We were at a standstill. Frozen with anxiety, he badgered me incessantly. He had big balls, I’ll give him that. Weeks, then months went by. Finally, I couldn’t take it anymore. I thought, fuck it. If they all think I’m crazy, so be it. His nagging was unbearable. Trying my hardest I listened to what he had to say, peered into the images so confusingly overlaid in my mind, and wrote it all down. None of it made much sense to me, but he assured me that his loved ones would understand the little clues. It was one of the hardest things I’ve ever had to push past in my life, this fear of; what if I’m wrong? What if I’m goddamn batty? There was just no way around it. I only hoped that nothing I was doing would hurt anyone, because that would have been hardest for me to carry.

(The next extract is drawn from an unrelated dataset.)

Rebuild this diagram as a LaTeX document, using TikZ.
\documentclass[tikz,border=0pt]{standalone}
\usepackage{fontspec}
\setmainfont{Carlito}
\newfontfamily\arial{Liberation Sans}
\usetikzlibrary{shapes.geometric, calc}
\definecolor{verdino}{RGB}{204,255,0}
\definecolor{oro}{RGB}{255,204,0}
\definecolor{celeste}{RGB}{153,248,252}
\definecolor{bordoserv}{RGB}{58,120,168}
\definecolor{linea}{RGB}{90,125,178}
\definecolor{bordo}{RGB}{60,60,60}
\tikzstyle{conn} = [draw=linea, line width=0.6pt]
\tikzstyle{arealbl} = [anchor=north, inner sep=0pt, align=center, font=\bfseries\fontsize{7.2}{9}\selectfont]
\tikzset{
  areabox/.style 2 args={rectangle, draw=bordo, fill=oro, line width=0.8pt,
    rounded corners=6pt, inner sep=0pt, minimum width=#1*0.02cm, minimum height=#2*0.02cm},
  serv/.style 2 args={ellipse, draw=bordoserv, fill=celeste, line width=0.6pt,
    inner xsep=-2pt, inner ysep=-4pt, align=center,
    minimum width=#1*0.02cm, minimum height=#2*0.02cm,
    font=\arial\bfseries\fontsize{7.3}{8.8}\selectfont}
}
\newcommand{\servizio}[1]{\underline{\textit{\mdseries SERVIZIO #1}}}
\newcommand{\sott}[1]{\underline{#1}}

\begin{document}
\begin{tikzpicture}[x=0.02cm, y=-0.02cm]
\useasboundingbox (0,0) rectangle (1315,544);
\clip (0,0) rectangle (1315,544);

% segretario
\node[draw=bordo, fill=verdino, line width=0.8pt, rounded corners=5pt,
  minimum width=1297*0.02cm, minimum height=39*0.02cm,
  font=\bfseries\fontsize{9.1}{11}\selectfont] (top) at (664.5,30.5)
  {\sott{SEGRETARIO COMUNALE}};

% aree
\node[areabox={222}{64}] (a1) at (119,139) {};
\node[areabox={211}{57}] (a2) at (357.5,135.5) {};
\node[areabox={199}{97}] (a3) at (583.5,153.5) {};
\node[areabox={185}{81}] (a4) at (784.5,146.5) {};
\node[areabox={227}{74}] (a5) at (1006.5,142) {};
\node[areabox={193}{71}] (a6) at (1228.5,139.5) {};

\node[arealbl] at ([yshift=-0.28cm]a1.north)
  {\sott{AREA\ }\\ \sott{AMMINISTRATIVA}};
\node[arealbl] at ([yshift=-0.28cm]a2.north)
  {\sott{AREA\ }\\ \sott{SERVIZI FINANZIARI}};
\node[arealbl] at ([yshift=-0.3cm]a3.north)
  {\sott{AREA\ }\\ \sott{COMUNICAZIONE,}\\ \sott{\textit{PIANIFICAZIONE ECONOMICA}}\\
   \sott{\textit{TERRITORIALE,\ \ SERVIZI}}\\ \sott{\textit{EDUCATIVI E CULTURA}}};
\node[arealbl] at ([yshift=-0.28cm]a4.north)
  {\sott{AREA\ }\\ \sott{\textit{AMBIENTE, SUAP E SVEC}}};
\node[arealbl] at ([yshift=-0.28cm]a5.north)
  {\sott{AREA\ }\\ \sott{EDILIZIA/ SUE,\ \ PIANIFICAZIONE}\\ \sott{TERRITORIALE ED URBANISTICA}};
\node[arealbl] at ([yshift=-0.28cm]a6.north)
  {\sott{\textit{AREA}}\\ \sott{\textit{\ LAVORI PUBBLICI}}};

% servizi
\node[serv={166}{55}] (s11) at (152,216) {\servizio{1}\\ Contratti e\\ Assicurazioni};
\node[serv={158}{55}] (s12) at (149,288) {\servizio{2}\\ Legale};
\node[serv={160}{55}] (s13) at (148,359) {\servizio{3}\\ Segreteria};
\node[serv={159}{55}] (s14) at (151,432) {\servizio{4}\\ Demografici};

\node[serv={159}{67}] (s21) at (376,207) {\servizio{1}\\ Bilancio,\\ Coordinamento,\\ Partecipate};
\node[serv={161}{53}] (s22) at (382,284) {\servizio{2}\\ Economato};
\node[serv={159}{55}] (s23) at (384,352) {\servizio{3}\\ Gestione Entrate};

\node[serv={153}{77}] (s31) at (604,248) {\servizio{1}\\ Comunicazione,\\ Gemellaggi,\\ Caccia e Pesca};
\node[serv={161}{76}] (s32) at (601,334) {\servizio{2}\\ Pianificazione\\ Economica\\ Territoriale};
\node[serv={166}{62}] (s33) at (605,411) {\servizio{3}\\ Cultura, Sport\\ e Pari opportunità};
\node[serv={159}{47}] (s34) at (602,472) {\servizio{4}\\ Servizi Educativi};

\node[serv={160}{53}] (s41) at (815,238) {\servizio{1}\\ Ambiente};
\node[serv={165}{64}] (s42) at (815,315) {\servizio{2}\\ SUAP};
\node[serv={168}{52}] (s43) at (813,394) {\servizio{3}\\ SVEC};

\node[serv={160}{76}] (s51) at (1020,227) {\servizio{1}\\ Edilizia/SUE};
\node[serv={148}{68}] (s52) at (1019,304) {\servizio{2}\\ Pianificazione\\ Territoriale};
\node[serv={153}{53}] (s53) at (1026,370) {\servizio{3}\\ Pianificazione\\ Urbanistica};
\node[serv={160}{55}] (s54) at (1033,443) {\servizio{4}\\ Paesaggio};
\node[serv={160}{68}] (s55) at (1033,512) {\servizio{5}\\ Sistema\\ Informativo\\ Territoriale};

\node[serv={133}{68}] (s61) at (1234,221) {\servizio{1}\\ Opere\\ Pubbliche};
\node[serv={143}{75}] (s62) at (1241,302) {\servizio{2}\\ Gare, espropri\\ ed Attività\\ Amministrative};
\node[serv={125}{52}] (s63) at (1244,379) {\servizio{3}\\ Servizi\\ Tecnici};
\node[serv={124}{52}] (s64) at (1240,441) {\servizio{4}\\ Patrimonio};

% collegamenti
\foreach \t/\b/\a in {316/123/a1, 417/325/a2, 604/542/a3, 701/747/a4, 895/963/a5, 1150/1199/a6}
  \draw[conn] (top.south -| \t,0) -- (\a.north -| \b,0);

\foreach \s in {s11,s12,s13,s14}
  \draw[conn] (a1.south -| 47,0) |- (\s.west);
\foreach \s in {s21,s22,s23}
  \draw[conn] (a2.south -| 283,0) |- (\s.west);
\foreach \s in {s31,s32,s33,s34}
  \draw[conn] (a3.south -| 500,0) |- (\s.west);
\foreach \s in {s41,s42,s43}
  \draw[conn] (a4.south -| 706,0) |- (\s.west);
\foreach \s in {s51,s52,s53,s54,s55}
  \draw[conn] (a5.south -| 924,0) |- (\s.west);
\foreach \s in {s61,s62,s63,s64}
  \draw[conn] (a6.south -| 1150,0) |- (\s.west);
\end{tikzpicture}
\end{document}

It turned out to be the best thing I’ve ever done. Once I passed along his messages, he respected my boundaries and would come to visit me in a much calmer mood. He became peaceful almost immediately. And whether or not I relayed the messages accurately, his family received confirmation that he was not gone, only unseen. They have thanked me since for the special little treasures they found in the things he wanted to tell them. This I am grateful for.

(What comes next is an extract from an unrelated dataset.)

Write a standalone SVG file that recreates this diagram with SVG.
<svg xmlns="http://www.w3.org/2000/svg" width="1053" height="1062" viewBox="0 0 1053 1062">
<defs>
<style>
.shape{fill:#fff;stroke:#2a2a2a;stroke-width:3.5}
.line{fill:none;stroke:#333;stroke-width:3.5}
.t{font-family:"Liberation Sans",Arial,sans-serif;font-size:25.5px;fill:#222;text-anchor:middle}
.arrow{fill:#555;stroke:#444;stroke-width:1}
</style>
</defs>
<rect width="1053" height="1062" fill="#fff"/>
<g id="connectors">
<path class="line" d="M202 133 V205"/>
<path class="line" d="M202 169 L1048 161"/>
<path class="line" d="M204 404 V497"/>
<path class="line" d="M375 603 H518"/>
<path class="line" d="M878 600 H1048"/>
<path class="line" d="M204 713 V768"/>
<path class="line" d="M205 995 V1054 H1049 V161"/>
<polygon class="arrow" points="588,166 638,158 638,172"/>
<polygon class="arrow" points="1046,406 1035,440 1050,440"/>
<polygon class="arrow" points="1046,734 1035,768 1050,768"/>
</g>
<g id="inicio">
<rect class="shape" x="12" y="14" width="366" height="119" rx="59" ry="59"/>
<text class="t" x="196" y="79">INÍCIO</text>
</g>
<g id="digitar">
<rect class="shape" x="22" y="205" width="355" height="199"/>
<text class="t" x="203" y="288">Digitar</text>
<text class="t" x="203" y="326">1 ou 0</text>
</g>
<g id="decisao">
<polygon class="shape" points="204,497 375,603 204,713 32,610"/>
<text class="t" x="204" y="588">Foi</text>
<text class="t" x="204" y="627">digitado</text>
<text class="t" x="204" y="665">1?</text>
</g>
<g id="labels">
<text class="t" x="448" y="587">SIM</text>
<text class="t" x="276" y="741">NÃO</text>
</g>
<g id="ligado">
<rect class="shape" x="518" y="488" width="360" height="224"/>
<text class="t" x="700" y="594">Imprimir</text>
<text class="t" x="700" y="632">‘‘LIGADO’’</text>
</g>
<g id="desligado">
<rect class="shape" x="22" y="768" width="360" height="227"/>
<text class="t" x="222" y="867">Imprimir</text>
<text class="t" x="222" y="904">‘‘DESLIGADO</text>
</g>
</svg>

It changed everything for me. In the fifteen years since then, I’ve been visited by many spirits. A blessing that has helped me through the losses I, and those I’m close to, have suffered in that time. Who knew that I would lose loved one after loved one following this first? My mother, my beloved father-in-law, a child, grandparents, so many friends, friends of my children, pets, and many more. I’m so damn lucky I still get to chat with them all. They’ve taught me so much, and I want to share a couple of those things with you now.


1.    Spirits Are the Same as They Ever Were.

 

When people become spirits, they retain their personality. If they were hyper in life, they’re still hyper. If they had a temper, like Justin, they still have a temper. If they told dirty jokes, you can bet they’re still cracking those dirty jokes to me while I’m trying to sleep.

 

2.    Spirits Become Know-It-Alls.

 

Your loved ones see and feel everything that happens after they pass. They feel the love and the grief of the people they’ve left behind. There is nothing left unsaid, they know your deepest heart. One of the coolest things is they get to live vicariously through the ones they love. Enjoy life for them, they can share in it with you. They want you to eat the ice cream, go on that trip you’ve dreamt about, and take that chance on love.

 

3.    Spirits Get to Watch the Movie of Their Life

 

Once they cross from being here but without a body, to where they become one with everything, they get front-row seats to The Movie of Their Life. Except with this movie, they get to experience it from the perspective of the other actors. In other words, they re-live it all, but they feel what they made other people feel. If they made someone feel loved, they get to relive this emotion as though they were the other person. If they hurt someone, it’s the same deal. Everyone has some of both. Your loved one gains an understanding beyond what their human presence was able to. They know how they screwed up, and they know how much they were loved and gave love.

 

I understand how difficult it is to lose someone and not be able to see their face, hug them, or do everyday normal things with them any longer. Please find comfort in this; they are not gone. They aren’t erased or lost into the darkness. They are just unseeable to most. Don’t be afraid to talk to them, alone in your bedroom like a crazy person. I recommend doing it when no one else is around. But they hear you. Don’t be afraid to ask them to come visit you. Most people can experience communication with spirits inside their dreams. Be open. Watch for the little signs that they may be able to affect your physical world to let you know they’re watching and rooting for you. My loved ones leave me dimes. Where I am certain there was no dime previously. Once, I shook a dime out of my pant leg after wearing them all day. When I’m struggling, they often appear. This reminds me that the ones I’ve lost are still right here, and so are yours.

 

As Tiger_Army channels in their song Incorporeal - “I’m dead. I died long ago but my spirit still holds.”